Com o advento da nova lei, será possível instituir a multipropriedade em todos os tipos de empreendimentos imobiliários existentes, porém para instituição em condomínios edilícios será necessária expressa previsão no instrumento de instituição do condomínio ou mediante a deliberação da maioria absoluta dos condôminos em assembleia.
Sobrevindo a constituição de multipropriedade, obrigatoriamente será criada uma matrícula imobiliária mãe, na qual constará a descrição da integralidade do imóvel, fazendo menção ao regime adotado.
Cada unidade periódica será registrada de forma individual em documento derivado da matrícula mãe. Isso garante aos proprietários que eventuais débitos referentes a tributos e contribuições condominiais, alcancem apenas o proprietário daquela cota, como também possibilita o livre exercício dos direitos inerentes à propriedade, sendo perfeitamente possível a cada proprietário dispor de sua unidade ou dá-la em garantia de eventual linha de crédito.
Assim, cumpre esclarecer que cada detentor de unidade periódica ficará responsável pelo pagamento de IPTU e eventuais taxas condominiais referentes apenas a cota parte que lhe couber.
Outro ponto que poderá ensejar dúvidas a quem pretenda investir na referida modalidade de negócio, trata sobre a responsabilidade por eventuais danos causados ao imóvel, como também, ao mobiliário que guarnecer o bem.
A legislação estipula que eventuais danos decorrentes de depreciação relativas ao tempo deverão ser suportados por todos os proprietários, na proporção de cada unidade periódica que possuir.
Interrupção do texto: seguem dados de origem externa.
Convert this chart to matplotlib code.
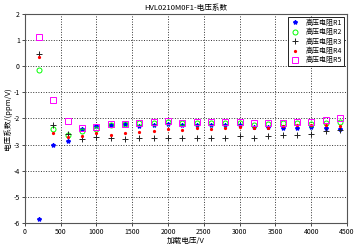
import matplotlib
matplotlib.use("Agg")
import matplotlib.pyplot as plt

plt.rcParams['font.family'] = ['Noto Sans CJK SC', 'DejaVu Sans']
plt.rcParams['axes.unicode_minus'] = False

voltage = [200, 400, 600, 800, 1000, 1200, 1400, 1600, 1800, 2000, 2200,
           2400, 2600, 2800, 3000, 3200, 3400, 3600, 3800, 4000, 4200, 4400]

r1 = [-5.85, -3.02, -2.88, -2.39, -2.30, -2.24, -2.20, -2.28, -2.26, -2.23, -2.26,
      -2.26, -2.26, -2.25, -2.25, -2.32, -2.34, -2.38, -2.35, -2.33, -2.35, -2.40]
r2 = [-0.13, -2.42, -2.62, -2.48, -2.42, -2.24, -2.22, -2.19, -2.19, -2.14, -2.19,
      -2.17, -2.19, -2.16, -2.16, -2.24, -2.22, -2.19, -2.19, -2.21, -2.19, -2.15]
r3 = [0.46, -2.26, -2.58, -2.80, -2.71, -2.73, -2.78, -2.76, -2.76, -2.76, -2.76,
      -2.76, -2.76, -2.75, -2.68, -2.75, -2.68, -2.65, -2.63, -2.60, -2.49, -2.46]
r4 = [0.36, -2.56, -2.71, -2.67, -2.56, -2.64, -2.56, -2.51, -2.49, -2.40, -2.43,
      -2.37, -2.40, -2.35, -2.31, -2.37, -2.37, -2.30, -2.26, -2.24, -2.26, -2.30]
r5 = [1.12, -1.28, -2.09, -2.36, -2.33, -2.20, -2.20, -2.16, -2.14, -2.09, -2.16,
      -2.14, -2.14, -2.12, -2.12, -2.19, -2.19, -2.16, -2.14, -2.14, -2.07, -2.00]

labels = ['高压电阻R1', '高压电阻R2', '高压电阻R3', '高压电阻R4', '高压电阻R5']
title = 'HVL0210M0F1-电压系数'
xlabel = '加载电压/V'
ylabel = '电压系数/(ppm/V)'

fig = plt.figure(figsize=(3.6, 2.44), dpi=100)
ax = fig.add_axes([0.069, 0.086, 0.895, 0.857])

ax.plot(voltage, r1, linestyle='none', marker='*', color='#0000ff', markersize=3, label=labels[0])
ax.plot(voltage, r2, linestyle='none', marker='o', mfc='none', mec='#00ff00', markersize=3.6, mew=0.7, label=labels[1])
ax.plot(voltage, r3, linestyle='none', marker='+', color='#222222', markersize=4, mew=0.7, label=labels[2])
ax.plot(voltage, r4, linestyle='none', marker='.', color='#ff0000', markersize=2.6, label=labels[3])
ax.plot(voltage, r5, linestyle='none', marker='s', mfc='none', mec='#ff00ff', markersize=4, mew=0.7, label=labels[4])

ax.set_xlim(0, 4500)
ax.set_ylim(-6, 2)
ax.set_xticks(range(0, 4501, 500))
ax.set_yticks(range(-6, 3, 1))
ax.grid(True, linestyle=':', color='#333333', linewidth=0.7)
ax.tick_params(labelsize=5, length=2, width=0.5, pad=1.5)
for s in ax.spines.values():
    s.set_linewidth(0.8)
    s.set_color('#555555')

ax.set_title(title, fontsize=5.5, pad=3)
ax.set_xlabel(xlabel, fontsize=5.5, labelpad=1)
ax.set_ylabel(ylabel, fontsize=5.5, labelpad=1)

leg = ax.legend(loc='upper right', fontsize=5, frameon=True, fancybox=False,
                edgecolor='black', framealpha=1, handlelength=1.5,
                borderpad=0.3, labelspacing=0.2, handletextpad=0.8,
                borderaxespad=0.4)
leg.get_frame().set_linewidth(0.6)

fig.savefig('out.png', dpi=100)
Já com relação a eventuais danos causados por má-utilização, serão imputados exclusivamente ao responsável pelo período em que o dano ocorreu.
Por se tratar de modalidade de negócio inédita no Brasil, objetivando conferir maior segurança jurídica ao tema, a legislação aprovada versa sobre situações específicas que os adquirentes poderão enfrentar com o decorrer do tempo, como o atraso por parte de determinado proprietário na desocupação do imóvel, o que poderá causar prejuízos aos demais detentores de unidades periódicas.
Caso tal hipótese venha a ocorrer, a lei estipula o pagamento de multa diária em favor do proprietário que vier a ser prejudicado.
Obviamente ao arbitrar tal quantia, o juiz responsável por julgar a causa, deverá estipular valor suficiente para cobrir os valores inerentes às diárias ocupadas indevidamente, como também, para servir de sanção punitiva-pedagógica, visando coibir a reincidência de tal prática.
Outra situação específica já prevista pela nova norma, trata sobre eventual inadimplência por parte de proprietário de unidade período em empreendimento submetido a regime de pool (exploração do imóvel como unidade hoteleira).
Em tais casos, o proprietário poderá ser impedido de usufruir do período referente à sua unidade periódica, para que os rendimentos produzidos pela locação do imóvel em tal período, respondam pelos eventuais débitos existentes.
Portanto, torna-se nítida a preocupação do legislador ao tentar prever as possíveis problemáticas que surjam com o advento da nova lei, visando resguardar aqueles que pretendam investir em tal modalidade, conferindo maior segurança jurídica ao novo tipo de negócio e, consequentemente, colaborando com o aquecimento do setor imobiliário.